Calls are made for LASPO review

The shadow justice minister announced at the Association of Personal Injury Lawyers’ (APIL) autumn conference that Labour wish to look into the effects of the Legal Aid, Sentencing and Punishment of Offenders Act (LASPO), which was implemented in April last year.

Andy Slaughter wishes for an early review into the effects of the bill, despite the government wishing to wait five years after its introduction before conducting an official review. He believes that although the effects of the legal aid section of the act have been widely assessed, much less focus has been given to the second, which addresses the cost of litigation and funding.

He believes the legislation to indicate that the government have taken the side of insurers, after a ‘systematic attack’ on lawyers and claimants. Slaughter stated that labour had opposed the amendments in the second part of the bill, and that he believed them simply to be ‘cherry picked’.

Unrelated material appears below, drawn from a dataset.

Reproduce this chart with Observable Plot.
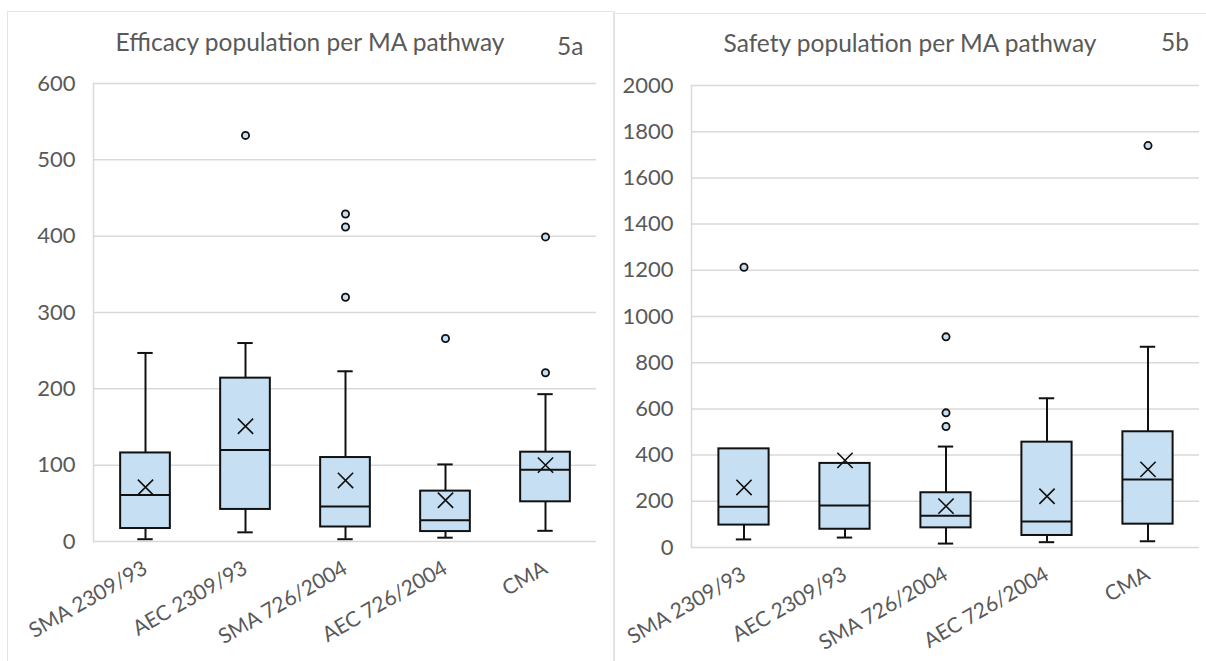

The shadow justice minister also criticised the government for its manipulation of the issue of fraud into a central issue. He believes that fraud has been used as a tool with which to question claims overall, and that instead of addressing fraud, LASPO had resulted in an attack on all personal injury claims. He said that: “We have to reverse the trend. We have to ensure meritorious claims, whether in road traffic or employer liability, are heard.”

He explained that litigation is viewed negatively because it can be seen as “a drag on the freedom, particularly of big business or – in the case of judicial review – the state to operate without those tiresome things like litigants coming along and challenging decisions which they think are wrong.”

Anthony McCarthy, Director Solicitor at Macks, said that: “Andy Slaughter is right to be concerned about LASPO. I remain unconvinced however, that he and his party have the commitment to push through an alternative should they return to power next year”.